### DATA SECTION:
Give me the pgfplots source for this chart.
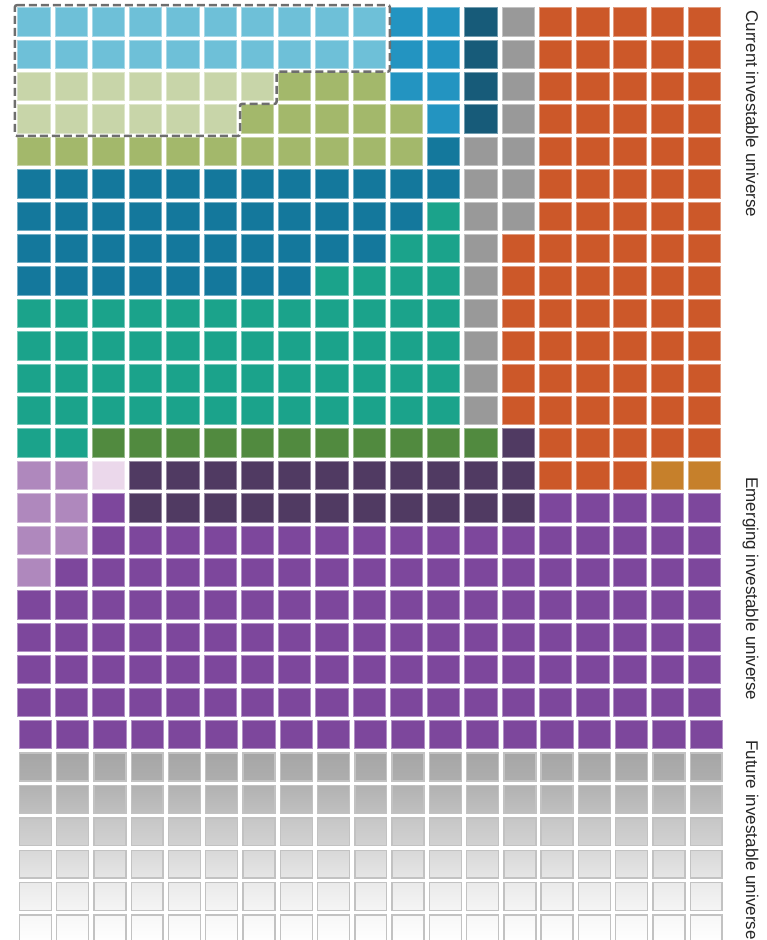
\documentclass[border=0pt]{standalone}
\usepackage{fontspec}
\setmainfont{Liberation Sans}
\usepackage{pgfplots}
\pgfplotsset{compat=1.18}
\usepackage{xcolor}
\definecolor{LB}{HTML}{6EC0D8}
\definecolor{MB}{HTML}{2394C1}
\definecolor{DB}{HTML}{175B79}
\definecolor{BL}{HTML}{14789C}
\definecolor{TL}{HTML}{1BA38B}
\definecolor{GY}{HTML}{999999}
\definecolor{OR}{HTML}{CC5829}
\definecolor{OC}{HTML}{C6802B}
\definecolor{PG}{HTML}{C8D5A9}
\definecolor{GR}{HTML}{A3B86B}
\definecolor{DG}{HTML}{518A3F}
\definecolor{DP}{HTML}{503A62}
\definecolor{LP}{HTML}{AF88BD}
\definecolor{PK}{HTML}{EBD8EB}
\definecolor{PU}{HTML}{7D479C}
\definecolor{gline}{HTML}{C2C2C2}
\definecolor{dashc}{HTML}{6E6E6E}
\definecolor{g23a}{HTML}{A6A6A6}\definecolor{g23b}{HTML}{AEAEAE}
\definecolor{g24a}{HTML}{B2B2B2}\definecolor{g24b}{HTML}{C0C0C0}
\definecolor{g25a}{HTML}{C6C6C6}\definecolor{g25b}{HTML}{D2D2D2}
\definecolor{g26a}{HTML}{D8D8D8}\definecolor{g26b}{HTML}{E6E6E6}
\definecolor{g27a}{HTML}{EAEAEA}\definecolor{g27b}{HTML}{F5F5F5}
\definecolor{g28a}{HTML}{F7F7F7}\definecolor{g28b}{HTML}{FFFFFF}

% one waffle cell = 33.3 x 29.3 px with its outline
\pgfdeclareplotmark{cell}{%
  \pgfpathrectangle{\pgfpoint{-16.15pt}{-14.15pt}}{\pgfpoint{32.3pt}{28.3pt}}%
  \pgfusepath{fill,stroke}}
\tikzset{gtop/.store in=\gtop, gbot/.store in=\gbot, gtop=white, gbot=white}
\pgfdeclareplotmark{gcell}{%
  \path[top color=\gtop, bottom color=\gbot, draw=gline, line width=1.4pt]
    (-15.95pt,-13.95pt) rectangle (15.95pt,13.95pt);}
\pgfplotsset{
  cells/.style={only marks, mark=cell, mark options={fill=#1, draw=#1!60!white, line width=1pt, solid}},
  gcells/.style 2 args={only marks, mark=gcell, mark options={gtop=#1, gbot=#2, solid}},
}

\begin{document}
\begin{tikzpicture}
\useasboundingbox (0,0) rectangle (767pt,940pt);
\begin{axis}[at={(0,0)}, anchor=south west, scale only axis,
  width=723.3pt, height=940pt, hide axis,
  xmin=-0.911, xmax=18.5, ymin=-28.34, ymax=0.678,
  clip=true, clip marker paths=true]

% current investable universe
\addplot[cells=LB] coordinates {(0,0)(1,0)(2,0)(3,0)(4,0)(5,0)(6,0)(7,0)(8,0)(9,0)
  (0,-1)(1,-1)(2,-1)(3,-1)(4,-1)(5,-1)(6,-1)(7,-1)(8,-1)(9,-1)};
\addplot[cells=PG] coordinates {(0,-2)(1,-2)(2,-2)(3,-2)(4,-2)(5,-2)(6,-2)
  (0,-3)(1,-3)(2,-3)(3,-3)(4,-3)(5,-3)};
\addplot[cells=GR] coordinates {(7,-2)(8,-2)(9,-2)
  (6,-3)(7,-3)(8,-3)(9,-3)(10,-3)
  (0,-4)(1,-4)(2,-4)(3,-4)(4,-4)(5,-4)(6,-4)(7,-4)(8,-4)(9,-4)(10,-4)};
\addplot[cells=MB] coordinates {(10,0)(11,0)(10,-1)(11,-1)(10,-2)(11,-2)(11,-3)};
\addplot[cells=DB] coordinates {(12,0)(12,-1)(12,-2)(12,-3)};
\addplot[cells=BL] coordinates {(11,-4)
  (0,-5)(1,-5)(2,-5)(3,-5)(4,-5)(5,-5)(6,-5)(7,-5)(8,-5)(9,-5)(10,-5)(11,-5)
  (0,-6)(1,-6)(2,-6)(3,-6)(4,-6)(5,-6)(6,-6)(7,-6)(8,-6)(9,-6)(10,-6)
  (0,-7)(1,-7)(2,-7)(3,-7)(4,-7)(5,-7)(6,-7)(7,-7)(8,-7)(9,-7)
  (0,-8)(1,-8)(2,-8)(3,-8)(4,-8)(5,-8)(6,-8)(7,-8)};
\addplot[cells=TL] coordinates {(11,-6)(10,-7)(11,-7)(8,-8)(9,-8)(10,-8)(11,-8)
  (0,-9)(1,-9)(2,-9)(3,-9)(4,-9)(5,-9)(6,-9)(7,-9)(8,-9)(9,-9)(10,-9)(11,-9)
  (0,-10)(1,-10)(2,-10)(3,-10)(4,-10)(5,-10)(6,-10)(7,-10)(8,-10)(9,-10)(10,-10)(11,-10)
  (0,-11)(1,-11)(2,-11)(3,-11)(4,-11)(5,-11)(6,-11)(7,-11)(8,-11)(9,-11)(10,-11)(11,-11)
  (0,-12)(1,-12)(2,-12)(3,-12)(4,-12)(5,-12)(6,-12)(7,-12)(8,-12)(9,-12)(10,-12)(11,-12)
  (0,-13)(1,-13)};
\addplot[cells=GY] coordinates {(13,0)(13,-1)(13,-2)(13,-3)
  (12,-4)(13,-4)(12,-5)(13,-5)(12,-6)(13,-6)
  (12,-7)(12,-8)(12,-9)(12,-10)(12,-11)(12,-12)};
\addplot[cells=OR] coordinates {
  (14,0)(15,0)(16,0)(17,0)(18,0)
  (14,-1)(15,-1)(16,-1)(17,-1)(18,-1)
  (14,-2)(15,-2)(16,-2)(17,-2)(18,-2)
  (14,-3)(15,-3)(16,-3)(17,-3)(18,-3)
  (14,-4)(15,-4)(16,-4)(17,-4)(18,-4)
  (14,-5)(15,-5)(16,-5)(17,-5)(18,-5)
  (14,-6)(15,-6)(16,-6)(17,-6)(18,-6)
  (13,-7)(14,-7)(15,-7)(16,-7)(17,-7)(18,-7)
  (13,-8)(14,-8)(15,-8)(16,-8)(17,-8)(18,-8)
  (13,-9)(14,-9)(15,-9)(16,-9)(17,-9)(18,-9)
  (13,-10)(14,-10)(15,-10)(16,-10)(17,-10)(18,-10)
  (13,-11)(14,-11)(15,-11)(16,-11)(17,-11)(18,-11)
  (13,-12)(14,-12)(15,-12)(16,-12)(17,-12)(18,-12)
  (14,-13)(15,-13)(16,-13)(17,-13)(18,-13)
  (14,-14)(15,-14)(16,-14)};
\addplot[cells=OC] coordinates {(17,-14)(18,-14)};
\addplot[cells=DG] coordinates {(2,-13)(3,-13)(4,-13)(5,-13)(6,-13)(7,-13)(8,-13)(9,-13)(10,-13)(11,-13)(12,-13)};

% emerging investable universe
\addplot[cells=DP] coordinates {(13,-13)
  (3,-14)(4,-14)(5,-14)(6,-14)(7,-14)(8,-14)(9,-14)(10,-14)(11,-14)(12,-14)(13,-14)
  (3,-15)(4,-15)(5,-15)(6,-15)(7,-15)(8,-15)(9,-15)(10,-15)(11,-15)(12,-15)(13,-15)};
\addplot[cells=LP] coordinates {(0,-14)(1,-14)(0,-15)(1,-15)(0,-16)(1,-16)(0,-17)};
\addplot[cells=PK] coordinates {(2,-14)};
\addplot[cells=PU] coordinates {(2,-15)(14,-15)(15,-15)(16,-15)(17,-15)(18,-15)
  (2,-16)(3,-16)(4,-16)(5,-16)(6,-16)(7,-16)(8,-16)(9,-16)(10,-16)(11,-16)(12,-16)(13,-16)(14,-16)(15,-16)(16,-16)(17,-16)(18,-16)
  (1,-17)(2,-17)(3,-17)(4,-17)(5,-17)(6,-17)(7,-17)(8,-17)(9,-17)(10,-17)(11,-17)(12,-17)(13,-17)(14,-17)(15,-17)(16,-17)(17,-17)(18,-17)
  (0,-18)(1,-18)(2,-18)(3,-18)(4,-18)(5,-18)(6,-18)(7,-18)(8,-18)(9,-18)(10,-18)(11,-18)(12,-18)(13,-18)(14,-18)(15,-18)(16,-18)(17,-18)(18,-18)
  (0,-19)(1,-19)(2,-19)(3,-19)(4,-19)(5,-19)(6,-19)(7,-19)(8,-19)(9,-19)(10,-19)(11,-19)(12,-19)(13,-19)(14,-19)(15,-19)(16,-19)(17,-19)(18,-19)
  (0,-20)(1,-20)(2,-20)(3,-20)(4,-20)(5,-20)(6,-20)(7,-20)(8,-20)(9,-20)(10,-20)(11,-20)(12,-20)(13,-20)(14,-20)(15,-20)(16,-20)(17,-20)(18,-20)
  (0,-21)(1,-21)(2,-21)(3,-21)(4,-21)(5,-21)(6,-21)(7,-21)(8,-21)(9,-21)(10,-21)(11,-21)(12,-21)(13,-21)(14,-21)(15,-21)(16,-21)(17,-21)(18,-21)
  (0.04,-22)(1.04,-22)(2.04,-22)(3.04,-22)(4.04,-22)(5.04,-22)(6.04,-22)(7.04,-22)(8.04,-22)(9.04,-22)(10.04,-22)(11.04,-22)(12.04,-22)(13.04,-22)(14.04,-22)(15.04,-22)(16.04,-22)(17.04,-22)(18.04,-22)};

% future investable universe
\addplot[gcells={g23a}{g23b}] coordinates {(0.04,-23)(1.04,-23)(2.04,-23)(3.04,-23)(4.04,-23)(5.04,-23)(6.04,-23)(7.04,-23)(8.04,-23)(9.04,-23)(10.04,-23)(11.04,-23)(12.04,-23)(13.04,-23)(14.04,-23)(15.04,-23)(16.04,-23)(17.04,-23)(18.04,-23)};
\addplot[gcells={g24a}{g24b}] coordinates {(0.04,-24)(1.04,-24)(2.04,-24)(3.04,-24)(4.04,-24)(5.04,-24)(6.04,-24)(7.04,-24)(8.04,-24)(9.04,-24)(10.04,-24)(11.04,-24)(12.04,-24)(13.04,-24)(14.04,-24)(15.04,-24)(16.04,-24)(17.04,-24)(18.04,-24)};
\addplot[gcells={g25a}{g25b}] coordinates {(0.04,-25)(1.04,-25)(2.04,-25)(3.04,-25)(4.04,-25)(5.04,-25)(6.04,-25)(7.04,-25)(8.04,-25)(9.04,-25)(10.04,-25)(11.04,-25)(12.04,-25)(13.04,-25)(14.04,-25)(15.04,-25)(16.04,-25)(17.04,-25)(18.04,-25)};
\addplot[gcells={g26a}{g26b}] coordinates {(0.04,-26)(1.04,-26)(2.04,-26)(3.04,-26)(4.04,-26)(5.04,-26)(6.04,-26)(7.04,-26)(8.04,-26)(9.04,-26)(10.04,-26)(11.04,-26)(12.04,-26)(13.04,-26)(14.04,-26)(15.04,-26)(16.04,-26)(17.04,-26)(18.04,-26)};
\addplot[gcells={g27a}{g27b}] coordinates {(0.04,-27)(1.04,-27)(2.04,-27)(3.04,-27)(4.04,-27)(5.04,-27)(6.04,-27)(7.04,-27)(8.04,-27)(9.04,-27)(10.04,-27)(11.04,-27)(12.04,-27)(13.04,-27)(14.04,-27)(15.04,-27)(16.04,-27)(17.04,-27)(18.04,-27)};
\addplot[gcells={g28a}{g28b}] coordinates {(0.04,-28)(1.04,-28)(2.04,-28)(3.04,-28)(4.04,-28)(5.04,-28)(6.04,-28)(7.04,-28)(8.04,-28)(9.04,-28)(10.04,-28)(11.04,-28)(12.04,-28)(13.04,-28)(14.04,-28)(15.04,-28)(16.04,-28)(17.04,-28)(18.04,-28)};

% dashed outline round the light blue and pale green cells
\addplot[draw=dashc, line width=2.5pt, dash pattern=on 8pt off 4pt, rounded corners=2pt, mark=none]
  coordinates {(-0.51,0.52)(9.55,0.52)(9.55,-1.535)(6.51,-1.535)(6.51,-2.53)(5.53,-2.53)(5.53,-3.52)(-0.51,-3.52)} -- cycle;
\end{axis}
\begin{scope}[every node/.style={rotate=-90, anchor=base, inner sep=0pt, font=\fontsize{17}{20}\selectfont, text=black!85}]
\node at (746pt,826pt) {Current investable universe};
\node at (746pt,351pt) {Emerging investable universe};
\node at (746pt,100pt) {Future investable universe};
\end{scope}
\end{tikzpicture}
\end{document}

### WHAT TO DO:
Each line from the top of the material through the line containing "clip=true, clip marker paths=true]" should be reproduced exactly; please drop any images.

### SOLUTION TO THIS EXERCISE:
Give me the pgfplots source for this chart.
\documentclass[border=0pt]{standalone}
\usepackage{fontspec}
\setmainfont{Liberation Sans}
\usepackage{pgfplots}
\pgfplotsset{compat=1.18}
\usepackage{xcolor}
\definecolor{LB}{HTML}{6EC0D8}
\definecolor{MB}{HTML}{2394C1}
\definecolor{DB}{HTML}{175B79}
\definecolor{BL}{HTML}{14789C}
\definecolor{TL}{HTML}{1BA38B}
\definecolor{GY}{HTML}{999999}
\definecolor{OR}{HTML}{CC5829}
\definecolor{OC}{HTML}{C6802B}
\definecolor{PG}{HTML}{C8D5A9}
\definecolor{GR}{HTML}{A3B86B}
\definecolor{DG}{HTML}{518A3F}
\definecolor{DP}{HTML}{503A62}
\definecolor{LP}{HTML}{AF88BD}
\definecolor{PK}{HTML}{EBD8EB}
\definecolor{PU}{HTML}{7D479C}
\definecolor{gline}{HTML}{C2C2C2}
\definecolor{dashc}{HTML}{6E6E6E}
\definecolor{g23a}{HTML}{A6A6A6}\definecolor{g23b}{HTML}{AEAEAE}
\definecolor{g24a}{HTML}{B2B2B2}\definecolor{g24b}{HTML}{C0C0C0}
\definecolor{g25a}{HTML}{C6C6C6}\definecolor{g25b}{HTML}{D2D2D2}
\definecolor{g26a}{HTML}{D8D8D8}\definecolor{g26b}{HTML}{E6E6E6}
\definecolor{g27a}{HTML}{EAEAEA}\definecolor{g27b}{HTML}{F5F5F5}
\definecolor{g28a}{HTML}{F7F7F7}\definecolor{g28b}{HTML}{FFFFFF}

% one waffle cell = 33.3 x 29.3 px with its outline
\pgfdeclareplotmark{cell}{%
  \pgfpathrectangle{\pgfpoint{-16.15pt}{-14.15pt}}{\pgfpoint{32.3pt}{28.3pt}}%
  \pgfusepath{fill,stroke}}
\tikzset{gtop/.store in=\gtop, gbot/.store in=\gbot, gtop=white, gbot=white}
\pgfdeclareplotmark{gcell}{%
  \path[top color=\gtop, bottom color=\gbot, draw=gline, line width=1.4pt]
    (-15.95pt,-13.95pt) rectangle (15.95pt,13.95pt);}
\pgfplotsset{
  cells/.style={only marks, mark=cell, mark options={fill=#1, draw=#1!60!white, line width=1pt, solid}},
  gcells/.style 2 args={only marks, mark=gcell, mark options={gtop=#1, gbot=#2, solid}},
}

\begin{document}
\begin{tikzpicture}
\useasboundingbox (0,0) rectangle (767pt,940pt);
\begin{axis}[at={(0,0)}, anchor=south west, scale only axis,
  width=723.3pt, height=940pt, hide axis,
  xmin=-0.911, xmax=18.5, ymin=-28.34, ymax=0.678,
  clip=true, clip marker paths=true]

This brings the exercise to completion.